## REQUEST
Leave the pictures out and retype the lines from the beginning through the line with "febrero, Marzo: marzo", both ends included.
* BEGIN DATA EXCERPTS *
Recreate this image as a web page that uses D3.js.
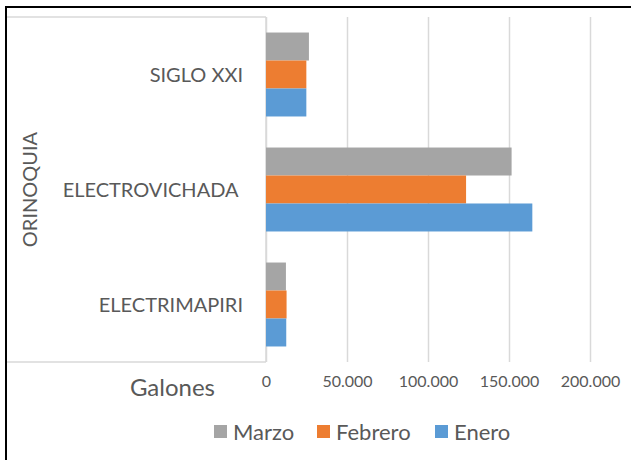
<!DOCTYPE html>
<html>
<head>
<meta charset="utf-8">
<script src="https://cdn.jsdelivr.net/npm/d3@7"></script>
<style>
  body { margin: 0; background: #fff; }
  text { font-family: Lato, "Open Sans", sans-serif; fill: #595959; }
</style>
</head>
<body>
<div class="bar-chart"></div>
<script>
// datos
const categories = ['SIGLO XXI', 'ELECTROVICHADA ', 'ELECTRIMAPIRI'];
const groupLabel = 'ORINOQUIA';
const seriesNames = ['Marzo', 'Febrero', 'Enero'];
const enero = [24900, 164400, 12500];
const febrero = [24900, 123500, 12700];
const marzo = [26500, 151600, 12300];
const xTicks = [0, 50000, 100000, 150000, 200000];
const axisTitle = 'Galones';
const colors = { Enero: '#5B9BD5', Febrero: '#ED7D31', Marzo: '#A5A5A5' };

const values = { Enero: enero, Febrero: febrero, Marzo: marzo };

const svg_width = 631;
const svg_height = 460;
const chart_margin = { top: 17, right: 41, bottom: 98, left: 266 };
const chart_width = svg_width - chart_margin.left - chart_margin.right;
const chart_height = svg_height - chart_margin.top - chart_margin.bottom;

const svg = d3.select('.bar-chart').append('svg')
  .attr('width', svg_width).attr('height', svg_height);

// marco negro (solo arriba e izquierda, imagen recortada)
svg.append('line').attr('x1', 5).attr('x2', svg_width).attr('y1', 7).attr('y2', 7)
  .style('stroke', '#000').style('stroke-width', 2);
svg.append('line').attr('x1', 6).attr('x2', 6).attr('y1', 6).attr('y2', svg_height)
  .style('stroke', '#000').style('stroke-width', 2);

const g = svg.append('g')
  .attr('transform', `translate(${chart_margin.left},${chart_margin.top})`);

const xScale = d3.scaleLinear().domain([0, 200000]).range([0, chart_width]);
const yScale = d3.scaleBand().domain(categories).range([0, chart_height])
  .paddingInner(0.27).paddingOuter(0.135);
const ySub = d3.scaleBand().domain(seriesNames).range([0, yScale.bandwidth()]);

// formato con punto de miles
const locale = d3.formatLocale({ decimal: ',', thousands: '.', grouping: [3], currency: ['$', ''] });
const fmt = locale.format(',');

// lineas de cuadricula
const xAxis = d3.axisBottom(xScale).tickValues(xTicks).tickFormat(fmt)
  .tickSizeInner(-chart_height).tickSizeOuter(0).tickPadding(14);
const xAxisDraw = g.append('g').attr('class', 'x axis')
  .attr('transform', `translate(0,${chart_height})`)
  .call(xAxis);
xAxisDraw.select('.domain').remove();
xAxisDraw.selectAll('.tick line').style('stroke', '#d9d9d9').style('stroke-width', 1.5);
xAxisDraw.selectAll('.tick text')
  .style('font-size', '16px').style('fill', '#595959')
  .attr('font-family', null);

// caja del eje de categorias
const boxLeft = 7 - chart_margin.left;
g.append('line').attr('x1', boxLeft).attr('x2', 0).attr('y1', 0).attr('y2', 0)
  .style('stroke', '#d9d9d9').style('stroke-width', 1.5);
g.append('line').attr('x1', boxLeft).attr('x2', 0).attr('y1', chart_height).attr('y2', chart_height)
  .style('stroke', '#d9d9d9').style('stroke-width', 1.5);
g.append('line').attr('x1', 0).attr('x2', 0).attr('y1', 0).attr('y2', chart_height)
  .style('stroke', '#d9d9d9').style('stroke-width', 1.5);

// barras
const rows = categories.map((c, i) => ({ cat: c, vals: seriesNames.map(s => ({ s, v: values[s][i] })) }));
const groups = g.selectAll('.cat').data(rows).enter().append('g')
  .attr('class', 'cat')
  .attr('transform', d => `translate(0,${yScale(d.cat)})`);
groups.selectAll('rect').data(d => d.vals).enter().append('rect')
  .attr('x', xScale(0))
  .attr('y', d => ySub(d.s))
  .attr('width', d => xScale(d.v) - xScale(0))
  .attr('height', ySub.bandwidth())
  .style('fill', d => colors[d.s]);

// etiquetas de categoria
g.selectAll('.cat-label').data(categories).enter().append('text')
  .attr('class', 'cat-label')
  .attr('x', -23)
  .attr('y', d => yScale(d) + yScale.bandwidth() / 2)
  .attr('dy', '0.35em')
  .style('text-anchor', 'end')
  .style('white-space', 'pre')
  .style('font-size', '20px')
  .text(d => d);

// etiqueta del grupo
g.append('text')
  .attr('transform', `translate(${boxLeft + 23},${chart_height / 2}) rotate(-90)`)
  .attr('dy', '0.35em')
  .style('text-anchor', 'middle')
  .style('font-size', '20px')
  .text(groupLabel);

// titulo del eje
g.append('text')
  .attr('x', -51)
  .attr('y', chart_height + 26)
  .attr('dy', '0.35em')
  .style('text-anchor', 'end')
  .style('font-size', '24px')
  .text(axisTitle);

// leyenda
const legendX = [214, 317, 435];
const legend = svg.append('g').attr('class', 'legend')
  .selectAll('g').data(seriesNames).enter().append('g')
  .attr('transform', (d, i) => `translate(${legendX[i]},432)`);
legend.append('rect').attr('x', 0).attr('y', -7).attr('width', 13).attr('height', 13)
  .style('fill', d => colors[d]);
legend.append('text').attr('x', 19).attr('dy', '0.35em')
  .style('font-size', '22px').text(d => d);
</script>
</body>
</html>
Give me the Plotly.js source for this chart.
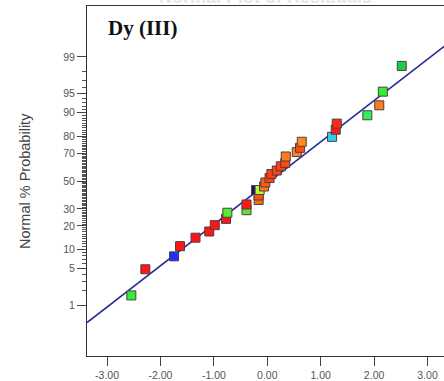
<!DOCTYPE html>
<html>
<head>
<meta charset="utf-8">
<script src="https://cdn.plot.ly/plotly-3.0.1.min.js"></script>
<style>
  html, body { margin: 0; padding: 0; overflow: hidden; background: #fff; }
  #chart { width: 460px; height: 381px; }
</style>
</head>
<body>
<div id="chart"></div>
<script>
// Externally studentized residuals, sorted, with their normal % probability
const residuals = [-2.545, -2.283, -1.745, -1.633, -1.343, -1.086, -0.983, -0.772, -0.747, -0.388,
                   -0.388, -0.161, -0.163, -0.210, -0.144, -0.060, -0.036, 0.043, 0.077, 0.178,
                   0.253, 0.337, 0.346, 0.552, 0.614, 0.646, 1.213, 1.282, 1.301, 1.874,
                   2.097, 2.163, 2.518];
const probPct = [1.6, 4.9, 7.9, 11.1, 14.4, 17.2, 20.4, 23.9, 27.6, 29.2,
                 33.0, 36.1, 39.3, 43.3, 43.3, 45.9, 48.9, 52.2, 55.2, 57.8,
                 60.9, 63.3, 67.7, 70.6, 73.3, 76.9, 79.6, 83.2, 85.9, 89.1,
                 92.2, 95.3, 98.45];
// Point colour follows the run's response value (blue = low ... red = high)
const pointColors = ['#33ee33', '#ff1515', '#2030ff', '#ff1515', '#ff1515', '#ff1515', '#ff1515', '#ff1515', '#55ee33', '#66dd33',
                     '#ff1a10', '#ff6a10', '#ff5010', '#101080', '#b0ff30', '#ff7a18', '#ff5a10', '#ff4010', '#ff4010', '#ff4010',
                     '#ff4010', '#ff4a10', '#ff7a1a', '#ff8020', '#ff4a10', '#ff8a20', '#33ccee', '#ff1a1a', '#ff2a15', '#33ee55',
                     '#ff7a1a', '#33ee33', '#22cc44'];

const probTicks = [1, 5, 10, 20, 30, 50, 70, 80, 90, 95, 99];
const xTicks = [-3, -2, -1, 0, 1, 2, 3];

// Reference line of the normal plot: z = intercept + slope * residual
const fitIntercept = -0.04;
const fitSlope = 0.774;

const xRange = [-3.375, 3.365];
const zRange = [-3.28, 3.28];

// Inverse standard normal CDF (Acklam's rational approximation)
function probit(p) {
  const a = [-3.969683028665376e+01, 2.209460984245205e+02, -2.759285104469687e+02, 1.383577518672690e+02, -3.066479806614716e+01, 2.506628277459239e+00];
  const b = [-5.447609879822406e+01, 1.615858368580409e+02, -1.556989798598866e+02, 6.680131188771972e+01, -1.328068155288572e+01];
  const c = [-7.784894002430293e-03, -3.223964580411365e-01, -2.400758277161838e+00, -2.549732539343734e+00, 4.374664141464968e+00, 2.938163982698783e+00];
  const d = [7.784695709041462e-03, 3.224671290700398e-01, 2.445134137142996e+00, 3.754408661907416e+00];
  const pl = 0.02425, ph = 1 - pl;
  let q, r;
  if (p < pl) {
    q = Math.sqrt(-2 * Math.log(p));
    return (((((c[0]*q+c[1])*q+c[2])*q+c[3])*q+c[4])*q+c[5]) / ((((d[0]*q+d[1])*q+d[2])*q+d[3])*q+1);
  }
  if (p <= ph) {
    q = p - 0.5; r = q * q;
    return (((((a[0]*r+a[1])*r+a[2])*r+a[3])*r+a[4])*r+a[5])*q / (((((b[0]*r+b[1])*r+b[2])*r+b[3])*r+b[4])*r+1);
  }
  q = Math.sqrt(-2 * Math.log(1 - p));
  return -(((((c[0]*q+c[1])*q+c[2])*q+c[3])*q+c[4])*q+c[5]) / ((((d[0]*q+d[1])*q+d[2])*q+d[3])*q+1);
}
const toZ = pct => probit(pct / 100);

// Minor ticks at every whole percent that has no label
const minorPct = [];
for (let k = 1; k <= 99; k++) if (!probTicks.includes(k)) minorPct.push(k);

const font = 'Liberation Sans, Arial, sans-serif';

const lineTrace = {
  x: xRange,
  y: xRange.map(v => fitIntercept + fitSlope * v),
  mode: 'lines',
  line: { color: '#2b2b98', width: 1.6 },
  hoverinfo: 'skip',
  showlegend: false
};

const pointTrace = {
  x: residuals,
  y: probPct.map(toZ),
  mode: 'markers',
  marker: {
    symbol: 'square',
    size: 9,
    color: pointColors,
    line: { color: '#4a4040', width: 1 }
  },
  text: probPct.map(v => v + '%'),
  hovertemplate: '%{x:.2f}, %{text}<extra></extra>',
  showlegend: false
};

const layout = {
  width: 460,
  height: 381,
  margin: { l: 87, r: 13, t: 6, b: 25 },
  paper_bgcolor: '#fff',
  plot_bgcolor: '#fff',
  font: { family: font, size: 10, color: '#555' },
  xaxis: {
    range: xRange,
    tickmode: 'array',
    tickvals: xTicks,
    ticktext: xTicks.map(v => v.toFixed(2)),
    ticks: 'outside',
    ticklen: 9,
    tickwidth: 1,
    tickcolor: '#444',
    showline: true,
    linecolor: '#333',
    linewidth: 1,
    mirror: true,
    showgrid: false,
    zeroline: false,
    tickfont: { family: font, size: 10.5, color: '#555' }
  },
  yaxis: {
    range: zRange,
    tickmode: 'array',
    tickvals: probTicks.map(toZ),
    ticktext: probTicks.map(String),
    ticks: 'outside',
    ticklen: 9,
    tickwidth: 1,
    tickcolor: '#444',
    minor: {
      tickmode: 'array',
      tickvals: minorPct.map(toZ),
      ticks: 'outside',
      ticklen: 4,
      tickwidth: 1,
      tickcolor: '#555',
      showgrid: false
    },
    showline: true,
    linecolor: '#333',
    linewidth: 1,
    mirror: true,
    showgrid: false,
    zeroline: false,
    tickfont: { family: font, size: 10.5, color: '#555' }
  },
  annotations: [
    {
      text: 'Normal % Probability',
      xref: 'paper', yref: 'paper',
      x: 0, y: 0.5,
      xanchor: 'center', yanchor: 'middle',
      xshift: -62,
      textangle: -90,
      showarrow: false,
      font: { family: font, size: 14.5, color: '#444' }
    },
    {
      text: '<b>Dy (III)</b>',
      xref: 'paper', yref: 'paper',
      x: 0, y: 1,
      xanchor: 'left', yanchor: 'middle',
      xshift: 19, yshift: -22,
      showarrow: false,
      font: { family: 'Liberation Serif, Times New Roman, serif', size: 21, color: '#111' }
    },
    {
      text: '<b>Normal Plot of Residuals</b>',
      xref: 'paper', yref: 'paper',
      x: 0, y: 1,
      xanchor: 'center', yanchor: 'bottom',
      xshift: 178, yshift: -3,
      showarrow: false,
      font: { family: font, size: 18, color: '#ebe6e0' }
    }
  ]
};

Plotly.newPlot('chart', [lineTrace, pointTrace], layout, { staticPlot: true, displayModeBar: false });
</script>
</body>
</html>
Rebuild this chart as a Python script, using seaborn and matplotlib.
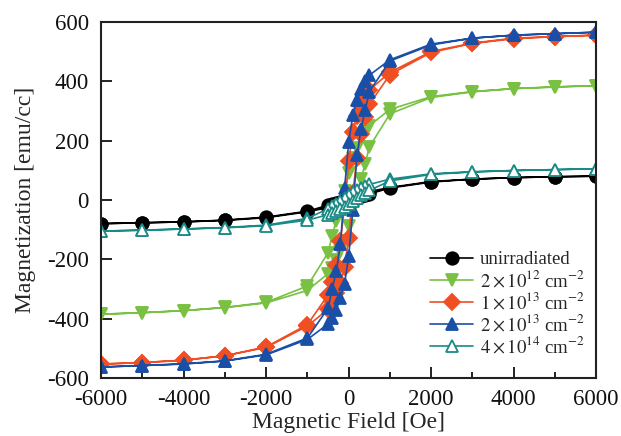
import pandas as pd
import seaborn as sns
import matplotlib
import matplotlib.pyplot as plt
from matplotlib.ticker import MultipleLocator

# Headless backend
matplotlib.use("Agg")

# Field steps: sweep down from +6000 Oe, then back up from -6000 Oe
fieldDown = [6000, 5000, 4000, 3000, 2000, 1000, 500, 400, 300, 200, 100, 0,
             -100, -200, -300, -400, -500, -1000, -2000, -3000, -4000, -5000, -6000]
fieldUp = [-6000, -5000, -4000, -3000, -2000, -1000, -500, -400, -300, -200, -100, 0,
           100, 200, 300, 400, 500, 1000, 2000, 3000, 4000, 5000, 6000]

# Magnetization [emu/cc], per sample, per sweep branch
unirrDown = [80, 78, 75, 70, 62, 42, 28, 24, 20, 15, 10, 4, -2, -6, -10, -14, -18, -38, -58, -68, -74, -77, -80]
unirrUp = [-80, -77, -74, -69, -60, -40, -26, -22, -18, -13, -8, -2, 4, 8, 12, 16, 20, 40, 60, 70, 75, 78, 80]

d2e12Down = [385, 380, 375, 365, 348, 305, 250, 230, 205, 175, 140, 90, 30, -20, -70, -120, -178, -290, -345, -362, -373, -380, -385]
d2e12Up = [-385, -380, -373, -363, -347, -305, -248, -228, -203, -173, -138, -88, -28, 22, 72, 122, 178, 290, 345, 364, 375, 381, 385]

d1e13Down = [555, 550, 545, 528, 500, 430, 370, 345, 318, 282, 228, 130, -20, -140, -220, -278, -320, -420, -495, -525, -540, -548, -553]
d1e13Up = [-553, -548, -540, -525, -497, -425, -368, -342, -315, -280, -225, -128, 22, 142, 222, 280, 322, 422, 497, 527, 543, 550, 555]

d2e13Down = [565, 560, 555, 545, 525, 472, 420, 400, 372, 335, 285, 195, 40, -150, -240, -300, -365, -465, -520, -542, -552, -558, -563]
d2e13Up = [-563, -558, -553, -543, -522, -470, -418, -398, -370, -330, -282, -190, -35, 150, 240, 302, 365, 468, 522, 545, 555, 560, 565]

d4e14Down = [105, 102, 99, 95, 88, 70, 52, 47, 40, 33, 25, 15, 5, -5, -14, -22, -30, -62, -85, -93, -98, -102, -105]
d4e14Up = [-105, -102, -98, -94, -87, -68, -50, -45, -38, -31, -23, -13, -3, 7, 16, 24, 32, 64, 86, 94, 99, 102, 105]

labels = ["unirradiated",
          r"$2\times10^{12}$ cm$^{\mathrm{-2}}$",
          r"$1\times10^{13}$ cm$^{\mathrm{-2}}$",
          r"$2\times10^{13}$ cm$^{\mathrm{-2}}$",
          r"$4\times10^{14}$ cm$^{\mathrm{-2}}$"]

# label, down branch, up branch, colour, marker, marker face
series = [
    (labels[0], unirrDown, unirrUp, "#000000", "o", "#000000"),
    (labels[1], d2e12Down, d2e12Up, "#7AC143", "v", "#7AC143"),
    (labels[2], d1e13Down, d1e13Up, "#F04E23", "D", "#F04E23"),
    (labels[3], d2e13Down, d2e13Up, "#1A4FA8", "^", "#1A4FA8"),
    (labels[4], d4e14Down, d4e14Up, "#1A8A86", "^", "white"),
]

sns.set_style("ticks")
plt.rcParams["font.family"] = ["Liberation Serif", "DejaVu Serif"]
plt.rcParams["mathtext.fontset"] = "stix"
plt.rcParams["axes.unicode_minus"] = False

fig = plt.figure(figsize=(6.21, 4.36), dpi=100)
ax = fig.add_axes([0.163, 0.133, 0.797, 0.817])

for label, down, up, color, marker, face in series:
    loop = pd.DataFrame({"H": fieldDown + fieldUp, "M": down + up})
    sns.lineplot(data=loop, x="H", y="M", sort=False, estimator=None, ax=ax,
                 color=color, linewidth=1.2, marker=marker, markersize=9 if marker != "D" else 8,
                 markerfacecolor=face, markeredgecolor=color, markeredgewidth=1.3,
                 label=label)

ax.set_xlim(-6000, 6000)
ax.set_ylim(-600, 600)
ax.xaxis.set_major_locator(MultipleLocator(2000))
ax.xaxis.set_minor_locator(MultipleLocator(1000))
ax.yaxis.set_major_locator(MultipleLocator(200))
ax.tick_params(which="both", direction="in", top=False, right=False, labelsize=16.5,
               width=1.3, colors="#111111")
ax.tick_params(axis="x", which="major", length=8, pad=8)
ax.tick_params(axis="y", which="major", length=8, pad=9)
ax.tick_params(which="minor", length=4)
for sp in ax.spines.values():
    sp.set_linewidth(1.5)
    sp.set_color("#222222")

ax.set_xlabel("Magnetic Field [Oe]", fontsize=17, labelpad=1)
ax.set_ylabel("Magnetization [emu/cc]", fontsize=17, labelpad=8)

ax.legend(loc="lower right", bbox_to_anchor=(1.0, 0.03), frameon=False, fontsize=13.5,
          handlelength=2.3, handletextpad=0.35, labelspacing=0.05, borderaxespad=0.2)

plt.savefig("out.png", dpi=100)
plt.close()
* END DATA EXCERPTS *
## SOLUTION TO THE PROBLEM
Recreate this image as a web page that uses D3.js.
<!DOCTYPE html>
<html>
<head>
<meta charset="utf-8">
<script src="https://cdn.jsdelivr.net/npm/d3@7"></script>
<style>
  body { margin: 0; background: #fff; }
  text { font-family: Lato, "Open Sans", sans-serif; fill: #595959; }
</style>
</head>
<body>
<div class="bar-chart"></div>
<script>
// datos
const categories = ['SIGLO XXI', 'ELECTROVICHADA ', 'ELECTRIMAPIRI'];
const groupLabel = 'ORINOQUIA';
const seriesNames = ['Marzo', 'Febrero', 'Enero'];
const enero = [24900, 164400, 12500];
const febrero = [24900, 123500, 12700];
const marzo = [26500, 151600, 12300];
const xTicks = [0, 50000, 100000, 150000, 200000];
const axisTitle = 'Galones';
const colors = { Enero: '#5B9BD5', Febrero: '#ED7D31', Marzo: '#A5A5A5' };

const values = { Enero: enero, Febrero: febrero, Marzo: marzo };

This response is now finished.